* start SOURCE RECORDS *

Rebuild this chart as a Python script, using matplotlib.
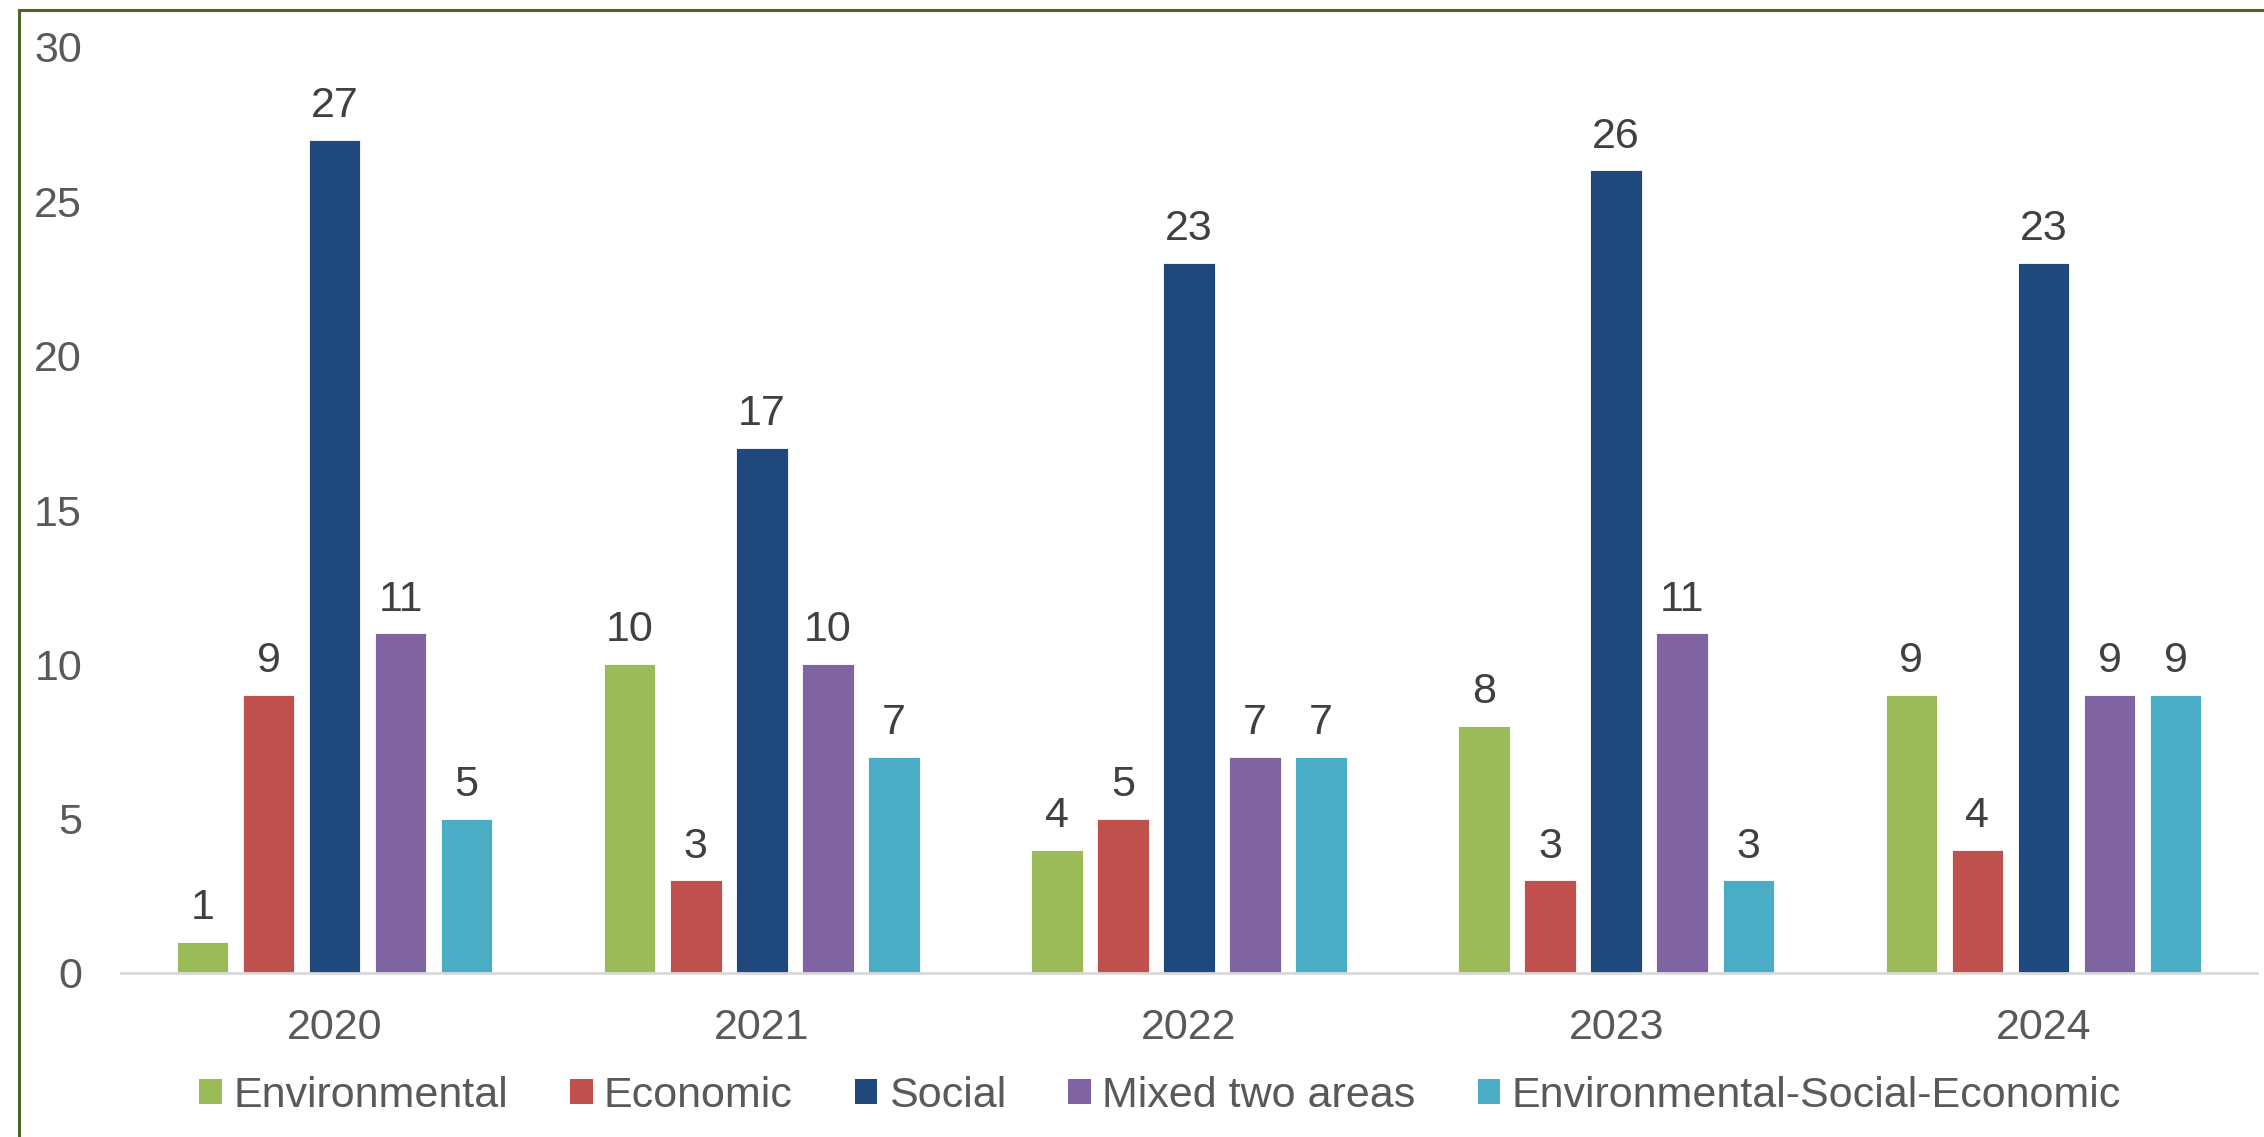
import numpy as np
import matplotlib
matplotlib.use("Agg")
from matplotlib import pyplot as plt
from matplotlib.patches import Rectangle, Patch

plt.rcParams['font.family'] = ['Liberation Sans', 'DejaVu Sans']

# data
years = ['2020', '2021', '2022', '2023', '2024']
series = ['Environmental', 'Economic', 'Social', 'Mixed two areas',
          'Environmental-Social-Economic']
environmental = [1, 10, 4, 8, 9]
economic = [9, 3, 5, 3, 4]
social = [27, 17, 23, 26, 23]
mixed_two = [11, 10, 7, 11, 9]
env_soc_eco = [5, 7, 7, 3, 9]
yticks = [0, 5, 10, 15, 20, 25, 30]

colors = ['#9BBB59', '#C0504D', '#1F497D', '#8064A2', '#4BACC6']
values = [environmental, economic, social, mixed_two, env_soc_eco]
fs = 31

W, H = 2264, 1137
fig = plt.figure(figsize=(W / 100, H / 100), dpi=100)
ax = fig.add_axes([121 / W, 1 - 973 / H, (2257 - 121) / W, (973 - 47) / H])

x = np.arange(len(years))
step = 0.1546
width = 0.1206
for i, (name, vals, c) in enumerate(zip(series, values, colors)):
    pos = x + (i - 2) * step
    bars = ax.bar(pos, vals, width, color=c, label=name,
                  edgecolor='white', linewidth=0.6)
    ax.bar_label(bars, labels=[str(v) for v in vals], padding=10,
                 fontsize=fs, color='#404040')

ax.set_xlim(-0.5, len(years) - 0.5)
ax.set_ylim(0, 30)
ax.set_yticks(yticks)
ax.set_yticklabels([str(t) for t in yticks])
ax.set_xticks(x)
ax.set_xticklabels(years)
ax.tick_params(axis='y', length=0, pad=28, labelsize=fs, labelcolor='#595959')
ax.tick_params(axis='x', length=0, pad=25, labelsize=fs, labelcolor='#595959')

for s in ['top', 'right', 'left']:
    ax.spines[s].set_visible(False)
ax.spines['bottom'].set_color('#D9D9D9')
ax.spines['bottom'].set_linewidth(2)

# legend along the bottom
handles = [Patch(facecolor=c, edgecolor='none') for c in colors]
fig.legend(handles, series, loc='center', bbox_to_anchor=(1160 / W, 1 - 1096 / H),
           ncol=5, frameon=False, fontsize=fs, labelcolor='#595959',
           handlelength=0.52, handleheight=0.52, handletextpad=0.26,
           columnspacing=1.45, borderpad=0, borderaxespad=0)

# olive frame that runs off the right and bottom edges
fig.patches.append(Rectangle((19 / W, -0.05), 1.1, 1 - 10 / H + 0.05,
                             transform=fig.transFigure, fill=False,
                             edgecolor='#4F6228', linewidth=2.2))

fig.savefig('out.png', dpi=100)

* end SOURCE RECORDS *
* start SOURCE RECORDS *

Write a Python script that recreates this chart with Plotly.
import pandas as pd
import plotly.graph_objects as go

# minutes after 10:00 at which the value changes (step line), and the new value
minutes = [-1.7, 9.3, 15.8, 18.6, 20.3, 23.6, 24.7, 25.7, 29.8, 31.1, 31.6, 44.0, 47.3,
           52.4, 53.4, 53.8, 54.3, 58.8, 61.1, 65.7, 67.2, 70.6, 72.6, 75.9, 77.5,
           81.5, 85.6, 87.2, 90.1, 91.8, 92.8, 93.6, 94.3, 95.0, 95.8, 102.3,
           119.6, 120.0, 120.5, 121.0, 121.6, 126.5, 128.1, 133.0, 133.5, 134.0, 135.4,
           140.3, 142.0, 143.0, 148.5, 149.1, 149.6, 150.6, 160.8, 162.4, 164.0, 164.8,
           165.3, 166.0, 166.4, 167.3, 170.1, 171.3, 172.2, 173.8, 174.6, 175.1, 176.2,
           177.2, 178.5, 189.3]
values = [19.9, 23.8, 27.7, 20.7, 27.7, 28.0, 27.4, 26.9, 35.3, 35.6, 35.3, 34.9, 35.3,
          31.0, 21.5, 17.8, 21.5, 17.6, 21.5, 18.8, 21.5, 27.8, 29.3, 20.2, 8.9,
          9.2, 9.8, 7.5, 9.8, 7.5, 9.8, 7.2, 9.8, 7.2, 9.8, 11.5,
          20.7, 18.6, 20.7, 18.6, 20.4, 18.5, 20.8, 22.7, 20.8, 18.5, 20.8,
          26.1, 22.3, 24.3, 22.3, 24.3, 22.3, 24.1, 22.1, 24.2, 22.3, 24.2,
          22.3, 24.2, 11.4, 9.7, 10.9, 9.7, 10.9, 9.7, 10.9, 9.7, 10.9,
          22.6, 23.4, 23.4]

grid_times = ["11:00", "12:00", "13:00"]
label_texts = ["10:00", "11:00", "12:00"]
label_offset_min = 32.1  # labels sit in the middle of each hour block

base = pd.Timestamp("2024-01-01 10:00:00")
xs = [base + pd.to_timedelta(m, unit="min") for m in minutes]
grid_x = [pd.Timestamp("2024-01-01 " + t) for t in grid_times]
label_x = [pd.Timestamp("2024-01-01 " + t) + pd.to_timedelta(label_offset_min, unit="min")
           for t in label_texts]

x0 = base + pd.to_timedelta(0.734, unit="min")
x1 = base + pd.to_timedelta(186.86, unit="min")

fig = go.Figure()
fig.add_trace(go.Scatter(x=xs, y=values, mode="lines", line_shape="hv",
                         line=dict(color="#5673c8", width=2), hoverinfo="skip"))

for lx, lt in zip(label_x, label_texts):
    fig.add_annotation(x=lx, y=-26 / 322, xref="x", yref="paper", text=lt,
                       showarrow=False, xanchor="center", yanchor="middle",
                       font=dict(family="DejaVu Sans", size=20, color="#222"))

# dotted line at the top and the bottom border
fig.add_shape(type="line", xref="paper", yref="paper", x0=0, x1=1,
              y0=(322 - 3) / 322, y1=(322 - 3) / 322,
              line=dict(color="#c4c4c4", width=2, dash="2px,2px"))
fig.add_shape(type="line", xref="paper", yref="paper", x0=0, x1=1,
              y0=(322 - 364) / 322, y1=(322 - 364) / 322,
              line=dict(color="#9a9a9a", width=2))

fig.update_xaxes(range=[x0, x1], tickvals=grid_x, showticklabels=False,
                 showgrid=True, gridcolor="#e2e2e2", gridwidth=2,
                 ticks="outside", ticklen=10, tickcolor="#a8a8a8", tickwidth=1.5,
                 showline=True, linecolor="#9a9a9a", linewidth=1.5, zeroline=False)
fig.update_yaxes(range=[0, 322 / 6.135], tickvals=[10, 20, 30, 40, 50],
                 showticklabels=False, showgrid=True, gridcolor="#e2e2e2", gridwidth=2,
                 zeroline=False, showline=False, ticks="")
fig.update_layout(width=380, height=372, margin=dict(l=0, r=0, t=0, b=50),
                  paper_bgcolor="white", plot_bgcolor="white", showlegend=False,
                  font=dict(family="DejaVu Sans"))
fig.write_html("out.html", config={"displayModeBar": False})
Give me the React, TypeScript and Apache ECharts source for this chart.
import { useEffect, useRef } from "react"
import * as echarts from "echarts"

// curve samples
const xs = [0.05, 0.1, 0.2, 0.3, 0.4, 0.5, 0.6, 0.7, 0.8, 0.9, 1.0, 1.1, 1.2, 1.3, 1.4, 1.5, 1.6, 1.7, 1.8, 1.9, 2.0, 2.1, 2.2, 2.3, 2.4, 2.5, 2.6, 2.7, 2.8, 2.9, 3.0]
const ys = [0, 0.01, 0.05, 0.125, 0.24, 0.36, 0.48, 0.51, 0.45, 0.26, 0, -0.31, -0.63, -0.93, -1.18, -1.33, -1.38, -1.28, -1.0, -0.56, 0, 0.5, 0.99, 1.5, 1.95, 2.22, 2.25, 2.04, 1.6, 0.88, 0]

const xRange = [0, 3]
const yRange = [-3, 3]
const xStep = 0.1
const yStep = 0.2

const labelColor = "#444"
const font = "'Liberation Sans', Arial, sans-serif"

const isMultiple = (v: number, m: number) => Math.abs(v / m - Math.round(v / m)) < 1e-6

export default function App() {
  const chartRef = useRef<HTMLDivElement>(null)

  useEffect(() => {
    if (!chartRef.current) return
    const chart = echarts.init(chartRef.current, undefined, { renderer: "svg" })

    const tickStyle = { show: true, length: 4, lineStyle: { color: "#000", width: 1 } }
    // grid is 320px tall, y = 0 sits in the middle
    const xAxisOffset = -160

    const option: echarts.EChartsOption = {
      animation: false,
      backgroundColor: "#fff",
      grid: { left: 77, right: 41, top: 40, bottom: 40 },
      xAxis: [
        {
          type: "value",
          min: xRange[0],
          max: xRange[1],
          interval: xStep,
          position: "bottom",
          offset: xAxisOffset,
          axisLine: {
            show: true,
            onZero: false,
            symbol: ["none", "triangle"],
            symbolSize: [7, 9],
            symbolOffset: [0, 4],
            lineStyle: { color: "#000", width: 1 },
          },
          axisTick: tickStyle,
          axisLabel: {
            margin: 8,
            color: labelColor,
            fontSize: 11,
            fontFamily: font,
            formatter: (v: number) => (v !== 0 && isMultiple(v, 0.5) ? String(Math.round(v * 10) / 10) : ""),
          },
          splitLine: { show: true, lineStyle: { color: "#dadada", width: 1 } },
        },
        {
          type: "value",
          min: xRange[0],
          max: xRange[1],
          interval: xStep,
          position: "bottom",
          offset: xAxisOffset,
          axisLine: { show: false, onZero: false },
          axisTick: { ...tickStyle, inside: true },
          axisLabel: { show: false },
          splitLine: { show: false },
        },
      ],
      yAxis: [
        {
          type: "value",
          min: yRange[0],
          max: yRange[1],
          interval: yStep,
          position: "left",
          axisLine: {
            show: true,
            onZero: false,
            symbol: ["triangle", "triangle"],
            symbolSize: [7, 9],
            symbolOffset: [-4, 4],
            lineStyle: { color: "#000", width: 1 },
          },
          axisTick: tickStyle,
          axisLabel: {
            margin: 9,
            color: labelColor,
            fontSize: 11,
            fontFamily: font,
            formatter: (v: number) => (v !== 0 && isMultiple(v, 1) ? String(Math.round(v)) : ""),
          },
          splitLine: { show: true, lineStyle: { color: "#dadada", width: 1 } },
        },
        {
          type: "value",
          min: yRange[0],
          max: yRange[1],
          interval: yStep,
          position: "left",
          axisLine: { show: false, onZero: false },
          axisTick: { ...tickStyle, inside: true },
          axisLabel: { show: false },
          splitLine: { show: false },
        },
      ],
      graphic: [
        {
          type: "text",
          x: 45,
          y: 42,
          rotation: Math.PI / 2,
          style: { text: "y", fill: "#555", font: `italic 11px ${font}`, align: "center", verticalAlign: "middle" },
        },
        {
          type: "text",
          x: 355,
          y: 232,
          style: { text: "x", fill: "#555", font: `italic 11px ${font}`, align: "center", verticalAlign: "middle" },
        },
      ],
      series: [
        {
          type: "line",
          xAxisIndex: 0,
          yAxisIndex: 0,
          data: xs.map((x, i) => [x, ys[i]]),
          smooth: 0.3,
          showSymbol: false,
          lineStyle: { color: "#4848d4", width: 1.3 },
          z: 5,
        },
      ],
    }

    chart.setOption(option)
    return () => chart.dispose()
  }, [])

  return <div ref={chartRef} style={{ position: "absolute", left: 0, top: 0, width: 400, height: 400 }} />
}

* end SOURCE RECORDS *

*TASK REQUIREMENTS:*
Give only the lines from the one with "Rebuild this chart" to the one with "ax = fig.add_axes([121", both included, again and exactly; leave the images out.

*ANSWER TO THE TASK:*
Rebuild this chart as a Python script, using matplotlib.
import numpy as np
import matplotlib
matplotlib.use("Agg")
from matplotlib import pyplot as plt
from matplotlib.patches import Rectangle, Patch

plt.rcParams['font.family'] = ['Liberation Sans', 'DejaVu Sans']

# data
years = ['2020', '2021', '2022', '2023', '2024']
series = ['Environmental', 'Economic', 'Social', 'Mixed two areas',
          'Environmental-Social-Economic']
environmental = [1, 10, 4, 8, 9]
economic = [9, 3, 5, 3, 4]
social = [27, 17, 23, 26, 23]
mixed_two = [11, 10, 7, 11, 9]
env_soc_eco = [5, 7, 7, 3, 9]
yticks = [0, 5, 10, 15, 20, 25, 30]

colors = ['#9BBB59', '#C0504D', '#1F497D', '#8064A2', '#4BACC6']
values = [environmental, economic, social, mixed_two, env_soc_eco]
fs = 31

W, H = 2264, 1137
fig = plt.figure(figsize=(W / 100, H / 100), dpi=100)
ax = fig.add_axes([121 / W, 1 - 973 / H, (2257 - 121) / W, (973 - 47) / H])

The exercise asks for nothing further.